İBB Soruşturmasında Gazetecilere Gözaltı Dalgalası!

8

İstanbul’da yaşanan son gelişmeler, medya ve hukuk dünyasında büyük yankı uyandırdı. İBB soruşturması kapsamında, sabah erken saatlerde gazetecilere yönelik bir ifade alma operasyonu gerçekleştirildi. Polis ekipleri saat 06.00 itibarıyla gazeteci Şaban Sevinç ve gazeteci, aynı zamanda CHP İletişim Koordinatörü Yavuz Oğhan’ın evlerine gitti. Evlerinde yapılan işlemlerin ardından iki isim de İstanbul Emniyet Müdürlüğü Mali Şubesi’ne götürülerek ifadeleri alındı. Bu süreçte, Sevinç ve Oğhan’ın telefonlarına da el konulduğu öğrenildi.

Her iki gazeteci hakkında herhangi bir gözaltı kararı bulunmamasına rağmen, kolluk güçleri eşliğinde ifadeleri alınmak üzere emniyete götürüldü. Soruşturma kapsamında başka isimler de ifadeye çağrıldı. Aykırı Genel Yayın Yönetmeni Batuhan Çolak ve gazeteci Soner Yalçın da İstanbul’da polis tarafından evlerinden alınarak emniyete götürüldü. Ayrıca, gazeteci Ruşen Çakır ve Aslı Aydıntaşbaş’ın da ifadelerinin alınacağı açıklandı; Çakır, X hesabından yaptığı paylaşımda şu an kendisiyle ilgili herhangi bir işlem yapılmadığını duyurdu.
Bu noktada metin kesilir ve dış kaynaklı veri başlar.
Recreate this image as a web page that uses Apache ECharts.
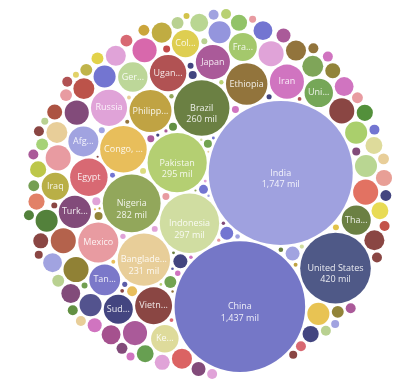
<!DOCTYPE html>
<html>
<head>
<meta charset="utf-8">
<script src="https://cdn.jsdelivr.net/npm/echarts@6/dist/echarts.min.js"></script>
<style>html,body{margin:0;padding:0;background:#fff;}#chart{width:400px;height:384px;}</style>
</head>
<body>
<div id="chart"></div>
<script>
// ---- DATA: projected population 2050 (millions) ----
const countries = [
  "India","China","United States","Indonesia","Pakistan","Nigeria","Brazil","Bangladesh",
  "Congo, Dem. Rep.","Philippines","Ethiopia","Mexico","Egypt","Vietnam","Uganda","Russia",
  "Japan","Iran","Turkey","Tanzania","Afghanistan","Germany","Sudan","Thailand",
  "United Kingdom","France","Kenya","Colombia","Iraq",
  "Myanmar","Yemen","Niger","Spain","Argentina","Nepal","South Africa","Madagascar","Mozambique",
  "Algeria","Ghana","Canada","Saudi Arabia","Malaysia","Venezuela","Korea, South",
  "Morocco","Peru","Angola","Cameroon","Uzbekistan","Mali","Burkina Faso","Cote d'Ivoire",
  "Syria","Poland","Ukraine","Malawi","Chad","Australia","Guatemala","Zambia","Senegal",
  "Korea, North","Somalia","Guinea","Rwanda","Sri Lanka","Taiwan","Ecuador","Chile","Romania","Kazakhstan",
  "Netherlands","Zimbabwe","Burundi","Cambodia","Haiti","Benin",
  "Bolivia","Dominican Republic","Tunisia","Sierra Leone","Togo","Honduras","Israel","Jordan","Papua New Guinea",
  "Cuba","Greece","Portugal","Belgium","Czech Republic","Sweden",
  "Hungary","Belarus","Azerbaijan","Austria","Switzerland","Laos","Paraguay","Tajikistan","Libya",
  "El Salvador","Nicaragua","Kyrgyzstan","Serbia","Eritrea","Liberia","Central African Republic","Turkmenistan","Congo, Rep.",
  "Bulgaria","Denmark","Finland","Norway","Singapore","Georgia","Costa Rica","Slovakia","Ireland","New Zealand","Lebanon",
  "Oman","Puerto Rico","Mauritania","Kuwait","Panama","Croatia",
  "Uruguay","Armenia","Albania","Jamaica","Mongolia","Lesotho","Namibia","Botswana","Gambia","Moldova",
  "United Arab Emirates","Lithuania","Bosnia and Herzegovina","Guinea-Bissau","Gabon","Macedonia","Slovenia","Latvia",
  "Timor-Leste","Qatar","Swaziland","Trinidad and Tobago","Mauritius","Estonia","Djibouti","Cyprus","Bahrain",
  "Fiji","Comoros","Bhutan","Equatorial Guinea","Guyana","Solomon Islands","Montenegro","Luxembourg","Suriname",
  "Cape Verde","Malta","Brunei","Belize","Maldives","Iceland","Bahamas","Barbados","Vanuatu"
];
const population2050 = [
  1747,1437,420,297,295,282,260,231,
  183,149,145,135,118,115,112,110,
  98,98,87,80,76,73,71,71,
  68,66,64,62,62,
  53,53,53,53,53,53,49,49,49,
  41,41,41,41,41,41,41,
  37,37,37,34,34,34,34,34,
  30,30,30,30,30,27,24,24,24,
  22,22,22,22,22,22,19,19,19,19,
  16.5,16.5,16.5,16.5,16.5,14,
  12,12,12,12,12,12,12,12,12,
  10,10,10,10,10,10,
  8.4,8.4,8.4,8.4,8.4,8.4,8.4,8.4,8.4,
  8.4,8.4,8.4,8.4,8.4,8.4,8.4,8.4,8.4,
  6.8,5.4,5.4,5.4,5.4,5.4,5.4,5.4,5.4,5.4,5.4,
  4.1,4.1,4.1,4.1,4.1,4.1,
  3,3,3,3,3,3,3,3,3,3,
  2.5,2.4,2.2,2.2,2.1,1.8,1.8,1.6,
  1.6,1.5,1.4,1.3,1.3,1.2,1.2,1.2,1.2,
  0.9,1.0,0.9,1.1,0.7,0.9,0.6,0.7,0.5,
  0.7,0.4,0.6,0.5,0.5,0.4,0.4,0.3,0.4
];

// ---- STYLE ----
const bubbleColors = [
  "#9a9cdd","#6e70c4","#465081","#cedb9c","#b0cc6a","#8ca252","#637939","#e7cb94",
  "#e7ba52","#bd9e39","#8c6d31","#e7969c","#d6616b","#843c39","#ad494a","#de9ed6",
  "#a55194","#ce6dbd","#7b4173","#7471c6","#9c9ede","#b9d594","#393b79","#637939",
  "#6fa24f","#9fc564","#dcd996","#dccb48","#b5ab3c",
  "#8a7a2a","#de9ed6","#b05a42","#e7969c","#e06a5a","#843c39","#7b4173","#a55194","#d660a8",
  "#6b6ecf","#b5d48c","#a5cc64","#e7c04a","#8e8fdb","#4a4a88","#4a7a30",
  "#b84a40","#78a050","#e7cb94","#d95b5b","#de9ed6","#8c6d31","#bda838","#843c39",
  "#7b4173","#9c9ede","#a04888","#6b6ecf","#ce6dbd","#b5d48c","#e7d94c","#dcd996","#5f9a48",
  "#393b79","#e07a5f","#b9c43f","#8cc060","#e79a90","#4a8a30","#8c7d2e","#de9ed6","#843c39","#a84a38",
  "#393b79","#9c9ede","#ce6dbd","#a55194","#7b4173","#6b6ecf",
  "#6a9e48","#b5cf8b","#8c7d2e","#b5cf8b","#e7969c","#d6616b","#a0d070","#bdb040","#e0d040",
  "#6e9a4a","#393b79","#c8a030","#e7969c","#7b4173","#e7cb94",
  "#e7ba52","#6b6ecf","#d6616b","#c04a40","#8c6d31","#843c39","#5a8a38","#9c9ede","#b5cf8b",
  "#de9ed6","#a55194","#e7cb94","#b5cf6b","#ad494a","#ce6dbd","#a55194","#4a7a30","#843c39",
  "#6b6ecf","#6a9e48","#5a8a38","#8c7d2e","#de9ed6","#393b79","#7b4173","#ce6dbd","#9c9ede","#843c39","#843c39",
  "#e7969c","#a55194","#ce6dbd","#c04040","#b5cf8b","#e7969c",
  "#de9ed6","#d9d976","#9c9ede","#393b79","#e0c040","#b5cf8b","#6a9a48","#843c39","#e0d060","#d0c040"
];
const palette20 = ["#393b79","#5254a3","#6b6ecf","#9c9ede","#637939","#8ca252","#b5cf6b","#cedb9c",
  "#8c6d31","#bd9e39","#e7ba52","#e7cb94","#843c39","#ad494a","#d6616b","#e7969c","#7b4173","#a55194","#ce6dbd","#de9ed6"];

const RADIUS_SCALE = 72 / Math.sqrt(1747); // px per sqrt(million)
const GAP = 2.5;
const LABEL_MIN = 60, VALUE_LINE_MIN = 200;
const LABEL_FONT = "9px 'Open Sans'";
const LABEL_MARGIN = 5.6;
// layout tuning: where the rest of the bubbles gather, relative to the two largest
const ANCHOR_SIDE = 62, ANCHOR_ALONG = -22;
const CENTER = [208, 194];

// ---- circle packing (greedy, largest first, nearest to an anchor point) ----
function packCircles(radii, pad) {
  const n = radii.length, xs = new Array(n), ys = new Array(n);
  const order = radii.map((r, i) => i).sort((a, b) => radii[b] - radii[a]);
  const placed = [];
  const a0 = order[0]; xs[a0] = 0; ys[a0] = 0; placed.push(a0);
  const a1 = order[1]; xs[a1] = radii[a0] + radii[a1] + pad; ys[a1] = 0; placed.push(a1);
  const w0 = radii[a0] ** 2, w1 = radii[a1] ** 2;
  const cx = xs[a1] * w1 / (w0 + w1);
  let anchor = [cx, 0];
  for (let t = 2; t < n; t++) {
    const c = order[t], r = radii[c];
    if (t === 3) {
      const side = ys[order[2]] > 0 ? -1 : 1;
      anchor = [cx + ANCHOR_ALONG, side * ANCHOR_SIDE];
    }
    const ax = anchor[0], ay = anchor[1];
    let bx = 0, by = 0, bestD = Infinity;
    for (let a = 0; a < placed.length; a++) {
      const pa = placed[a], ra = radii[pa] + r + pad;
      for (let b = a + 1; b < placed.length; b++) {
        const pb = placed[b], rb = radii[pb] + r + pad;
        const dx = xs[pb] - xs[pa], dy = ys[pb] - ys[pa];
        const d2 = dx * dx + dy * dy, d = Math.sqrt(d2);
        if (d === 0 || d > ra + rb || d < Math.abs(ra - rb)) continue;
        const l = (ra * ra - rb * rb + d2) / (2 * d);
        const h2 = ra * ra - l * l; if (h2 < 0) continue;
        const h = Math.sqrt(h2);
        const mx = xs[pa] + dx * l / d, my = ys[pa] + dy * l / d;
        for (const s of [1, -1]) {
          const px = mx - s * h * dy / d, py = my + s * h * dx / d;
          const dd = (px - ax) * (px - ax) + (py - ay) * (py - ay);
          if (dd >= bestD) continue;
          let ok = true;
          for (const q of placed) {
            if (q === pa || q === pb) continue;
            const rq = radii[q] + r + pad - 1e-6, ex = px - xs[q], ey = py - ys[q];
            if (ex * ex + ey * ey < rq * rq) { ok = false; break; }
          }
          if (ok) { bx = px; by = py; bestD = dd; }
        }
      }
    }
    xs[c] = bx; ys[c] = by; placed.push(c);
  }
  return { xs, ys, order };
}

const radii = population2050.map(v => RADIUS_SCALE * Math.sqrt(v));
const lay = packCircles(radii, GAP);
(function orient() {
  const [A, B, C] = lay.order;
  const rot = 107 * Math.PI / 180 - Math.atan2(lay.ys[B] - lay.ys[A], lay.xs[B] - lay.xs[A]);
  const cs = Math.cos(rot), sn = Math.sin(rot);
  for (let i = 0; i < radii.length; i++) {
    const x = lay.xs[i], y = lay.ys[i];
    lay.xs[i] = x * cs - y * sn; lay.ys[i] = x * sn + y * cs;
  }
  const ux = lay.xs[B] - lay.xs[A], uy = lay.ys[B] - lay.ys[A];
  const cross = ux * (lay.ys[C] - lay.ys[A]) - uy * (lay.xs[C] - lay.xs[A]);
  if (cross > 0) {
    const L = Math.hypot(ux, uy), nx = ux / L, ny = uy / L;
    for (let i = 0; i < radii.length; i++) {
      const px = lay.xs[i] - lay.xs[A], py = lay.ys[i] - lay.ys[A];
      const dot = px * nx + py * ny;
      lay.xs[i] = lay.xs[A] + 2 * dot * nx - px; lay.ys[i] = lay.ys[A] + 2 * dot * ny - py;
    }
  }
  let x0 = Infinity, x1 = -Infinity, y0 = Infinity, y1 = -Infinity;
  for (let i = 0; i < radii.length; i++) {
    x0 = Math.min(x0, lay.xs[i] - radii[i]); x1 = Math.max(x1, lay.xs[i] + radii[i]);
    y0 = Math.min(y0, lay.ys[i] - radii[i]); y1 = Math.max(y1, lay.ys[i] + radii[i]);
  }
  const ox = CENTER[0] - (x0 + x1) / 2, oy = CENTER[1] - (y0 + y1) / 2;
  for (let i = 0; i < radii.length; i++) { lay.xs[i] += ox; lay.ys[i] += oy; }
})();

// ---- labels: names shortened with "..." to fit inside their bubble ----
const measureCtx = document.createElement("canvas").getContext("2d");
measureCtx.font = LABEL_FONT;
function fitName(name, maxW) {
  if (measureCtx.measureText(name).width <= maxW) return name;
  for (let k = name.length - 1; k > 0; k--) {
    const s = name.slice(0, k) + "...";
    if (measureCtx.measureText(s).width <= maxW) return s;
  }
  return "";
}
function fmt(v) { return String(Math.round(v)).replace(/\B(?=(\d{3})+(?!\d))/g, ","); }

const seriesData = countries.map((name, i) => {
  const v = population2050[i], r = radii[i];
  const item = {
    name: name,
    value: [lay.xs[i], lay.ys[i], v],
    itemStyle: { color: bubbleColors[i] || palette20[i % 20] }
  };
  if (v >= LABEL_MIN) {
    const two = v >= VALUE_LINE_MIN;
    const shown = fitName(name, 2 * r - LABEL_MARGIN);
    item.label = {
      show: true,
      formatter: two ? shown + "\n" + fmt(v) + " mil" : shown,
      offset: two ? [0, 6] : [0, 0]
    };
  }
  return item;
});

const chart = echarts.init(document.getElementById("chart"), null, { renderer: "canvas" });
chart.setOption({
  animation: false,
  grid: { left: 0, right: 0, top: 0, bottom: 0 },
  xAxis: { type: "value", min: 0, max: 400, show: false },
  yAxis: { type: "value", min: 0, max: 384, inverse: true, show: false },
  series: [{
    type: "scatter",
    symbol: "circle",
    symbolSize: val => 2 * RADIUS_SCALE * Math.sqrt(val[2]),
    itemStyle: { opacity: 0.95 },
    label: {
      show: false,
      position: "inside",
      color: "rgba(255,255,255,0.92)",
      fontFamily: "Open Sans",
      fontSize: 9,
      lineHeight: 11.5
    },
    emphasis: { disabled: true },
    data: seriesData
  }]
});
</script>
</body>
</html>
Aydıntaşbaş ise o sırada ABD’de bulunuyordu.

İstanbul Cumhuriyet Başsavcılığı, soruşturmaya dair resmi açıklama yayımladı. Açıklamada, İmamoğlu Çıkar Amaçlı Suç Örgütü soruşturması kapsamında, Soner Yalçın, Şaban Sevinç, Aslı Aydıntaşbaş, Ruşen Çakır, Yavuz Oğhan ve Batuhan Çolak’ın, “Yalan Bilgiyi Alenen Yayma” ve “Suç Örgütüne Yardım Etme” suçlarından ifadelerinin alınması için İstanbul Emniyet Müdürlüğü’ne talimat verildiği belirtildi. İfade alma işlemlerinin emniyet müdürlüğünde gerçekleştiği ve sürecin kamuoyuna duyurulduğu aktarıldı.

Bu gelişmeler, Türkiye’de basın özgürlüğü ve gazetecilere yönelik soruşturmaların tartışılmasına yeniden kapı araladı. İstanbul’daki operasyon, özellikle muhalif gazeteciler ve medya mensupları arasında kaygı yaratırken, hukuk çevreleri de sürecin yasal zemini ve gazetecilere yönelik uygulamalarını mercek altına aldı. Gazetecilerin ifadelerinin alınması, soruşturmanın boyutunu ve kapsamını gözler önüne sererken, Türkiye’de medya ve iktidar arasındaki ilişkilerin hassasiyetini de bir kez daha ortaya koydu.

İstanbul Cumhuriyet Başsavcılığı tarafından yapılan resmi açıklama, sürecin yasal çerçevede yürütüldüğünü vurgulasa da, gözaltı olmaksızın polis eşliğinde ifadeye götürülmeler, gazeteciler ve medya kuruluşları arasında yoğun tartışmalara yol açtı. Sürecin nasıl ilerleyeceği, hem hukuki hem de medya dünyası açısından büyük bir merak konusu.